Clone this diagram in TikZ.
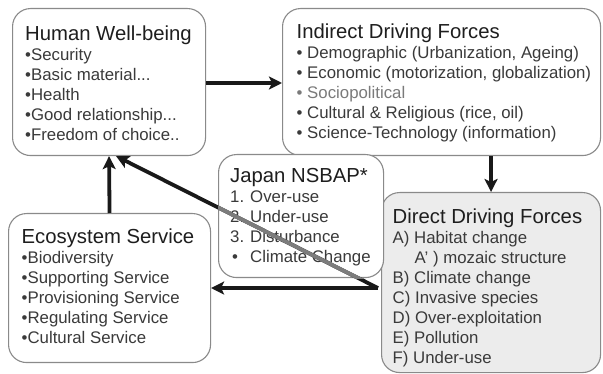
\documentclass[tikz,border=0pt]{standalone}
\usepackage{fontspec}
\setmainfont{Liberation Sans}
\usetikzlibrary{arrows.meta}
\definecolor{bBox}{HTML}{8A8A8A}
\definecolor{cDirect}{HTML}{ECECEC}
\definecolor{tItem}{HTML}{3A3A3A}
\definecolor{tTitle}{HTML}{1E1E1E}
\definecolor{tFaint}{HTML}{7A7A7A}
\definecolor{aDiag}{HTML}{7C7C7C}
\tikzset{
  box/.style={draw=bBox, rounded corners=18pt, line width=1.1pt, inner sep=0pt,
              anchor=north west, fill=white},
  dirbox/.style={box, fill=cDirect},
  txt/.style={anchor=north west, inner sep=0pt, align=left, text=tItem,
              font=\fontsize{16.8}{20}\selectfont},
  arr/.style={-{Stealth[length=13pt,width=13pt,inset=3pt]}, draw=black!90, line width=3.8pt},
}
\newcommand{\ttl}[1]{{\fontsize{20.3}{20}\selectfont\color{tTitle}#1}}
\newcommand{\num}[1]{\makebox[20pt][l]{#1}}

\begin{document}
\begin{tikzpicture}[x=1pt, y=-1pt]
\useasboundingbox[fill=white] (0,0) rectangle (603,374);

% Human well-being
\node[box, minimum width=193pt, minimum height=147pt] (hwb) at (12,8) {};
\node[txt] (hwbt) at (25,26) {\ttl{Human Well-being}\\
  •Security\\ •Basic material...\\ •Health\\ •Good relationship...\\ •Freedom of choice..};

% Indirect driving forces
\node[box, minimum width=318pt, minimum height=147pt] (idf) at (282,8) {};
\node[txt] (idft) at (296.5,23.5) {\ttl{Indirect Driving Forces}\\
  • Demographic (Urbanization, Ageing)\\
  • Economic (motorization, globalization)\\
  {\color{tFaint}• Sociopolitical}\\
  • Cultural \& Religious (rice, oil)\\
  • Science-Technology (information)};

% Direct driving forces
\node[dirbox, minimum width=219pt, minimum height=180pt] (ddf) at (381,192) {};
\node[txt] (ddft) at (392.5,208.5) {\ttl{Direct Driving Forces}\\
  A) Habitat change\\
  \hspace*{22pt}A’ ) mozaic structure\\
  B) Climate change\\ C) Invasive species\\ D) Over-exploitation\\
  E) Pollution\\ F) Under-use};

% Ecosystem service
\node[box, minimum width=202pt, minimum height=149pt] (eco) at (8,213) {};
\node[txt] (ecot) at (21.5,229) {\ttl{Ecosystem Service}\\
  •Biodiversity\\ •Supporting Service\\ •Provisioning Service\\
  •Regulating Service\\ •Cultural Service};

% Japan NSBAP
\node[box, minimum width=165pt, minimum height=123pt] (nsbap) at (218,154) {};
\node[txt] (nsbapt) at (230,168.5) {\ttl{Japan NSBAP*}\\
  \num{1.}Over-use\\ \num{2.}Under-use\\ \num{3.}Disturbance\\
  \num{\hspace{2pt}•}Climate Change};

% Loop arrows
\coordinate (ddfin) at ([xshift=-3pt]eco.east -| ddf.west);
\draw[arr] (hwb.east |- 0,83) -- (idf.west |- 0,83);
\draw[arr] (idf.south -| ddf.north) -- (ddf.north);
\draw[arr] (ddfin) -- (eco.east |- ddfin);
\draw[arr] (eco.north) -- (hwb.south);

% Diagonal feedback, greyed where it crosses the NSBAP box
\draw[arr] (ddfin) -- ([xshift=7pt]hwb.south);
\begin{scope}
  \clip (nsbap.north west) rectangle (nsbap.south east);
  \draw[line width=3.8pt, draw=aDiag] (ddfin) -- ([xshift=7pt]hwb.south);
\end{scope}

\end{tikzpicture}
\end{document}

══════════

EXERCISE BRIEF —
Output the material word for word, omitting its pictures.

ANSWER TO THIS TASK —
Clone this diagram in TikZ.
\documentclass[tikz,border=0pt]{standalone}
\usepackage{fontspec}
\setmainfont{Liberation Sans}
\usetikzlibrary{arrows.meta}
\definecolor{bBox}{HTML}{8A8A8A}
\definecolor{cDirect}{HTML}{ECECEC}
\definecolor{tItem}{HTML}{3A3A3A}
\definecolor{tTitle}{HTML}{1E1E1E}
\definecolor{tFaint}{HTML}{7A7A7A}
\definecolor{aDiag}{HTML}{7C7C7C}
\tikzset{
  box/.style={draw=bBox, rounded corners=18pt, line width=1.1pt, inner sep=0pt,
              anchor=north west, fill=white},
  dirbox/.style={box, fill=cDirect},
  txt/.style={anchor=north west, inner sep=0pt, align=left, text=tItem,
              font=\fontsize{16.8}{20}\selectfont},
  arr/.style={-{Stealth[length=13pt,width=13pt,inset=3pt]}, draw=black!90, line width=3.8pt},
}
\newcommand{\ttl}[1]{{\fontsize{20.3}{20}\selectfont\color{tTitle}#1}}
\newcommand{\num}[1]{\makebox[20pt][l]{#1}}

\begin{document}
\begin{tikzpicture}[x=1pt, y=-1pt]
\useasboundingbox[fill=white] (0,0) rectangle (603,374);

% Human well-being
\node[box, minimum width=193pt, minimum height=147pt] (hwb) at (12,8) {};
\node[txt] (hwbt) at (25,26) {\ttl{Human Well-being}\\
  •Security\\ •Basic material...\\ •Health\\ •Good relationship...\\ •Freedom of choice..};

% Indirect driving forces
\node[box, minimum width=318pt, minimum height=147pt] (idf) at (282,8) {};
\node[txt] (idft) at (296.5,23.5) {\ttl{Indirect Driving Forces}\\
  • Demographic (Urbanization, Ageing)\\
  • Economic (motorization, globalization)\\
  {\color{tFaint}• Sociopolitical}\\
  • Cultural \& Religious (rice, oil)\\
  • Science-Technology (information)};

% Direct driving forces
\node[dirbox, minimum width=219pt, minimum height=180pt] (ddf) at (381,192) {};
\node[txt] (ddft) at (392.5,208.5) {\ttl{Direct Driving Forces}\\
  A) Habitat change\\
  \hspace*{22pt}A’ ) mozaic structure\\
  B) Climate change\\ C) Invasive species\\ D) Over-exploitation\\
  E) Pollution\\ F) Under-use};

% Ecosystem service
\node[box, minimum width=202pt, minimum height=149pt] (eco) at (8,213) {};
\node[txt] (ecot) at (21.5,229) {\ttl{Ecosystem Service}\\
  •Biodiversity\\ •Supporting Service\\ •Provisioning Service\\
  •Regulating Service\\ •Cultural Service};

% Japan NSBAP
\node[box, minimum width=165pt, minimum height=123pt] (nsbap) at (218,154) {};
\node[txt] (nsbapt) at (230,168.5) {\ttl{Japan NSBAP*}\\
  \num{1.}Over-use\\ \num{2.}Under-use\\ \num{3.}Disturbance\\
  \num{\hspace{2pt}•}Climate Change};

% Loop arrows
\coordinate (ddfin) at ([xshift=-3pt]eco.east -| ddf.west);
\draw[arr] (hwb.east |- 0,83) -- (idf.west |- 0,83);
\draw[arr] (idf.south -| ddf.north) -- (ddf.north);
\draw[arr] (ddfin) -- (eco.east |- ddfin);
\draw[arr] (eco.north) -- (hwb.south);

% Diagonal feedback, greyed where it crosses the NSBAP box
\draw[arr] (ddfin) -- ([xshift=7pt]hwb.south);
\begin{scope}
  \clip (nsbap.north west) rectangle (nsbap.south east);
  \draw[line width=3.8pt, draw=aDiag] (ddfin) -- ([xshift=7pt]hwb.south);
\end{scope}

\end{tikzpicture}
\end{document}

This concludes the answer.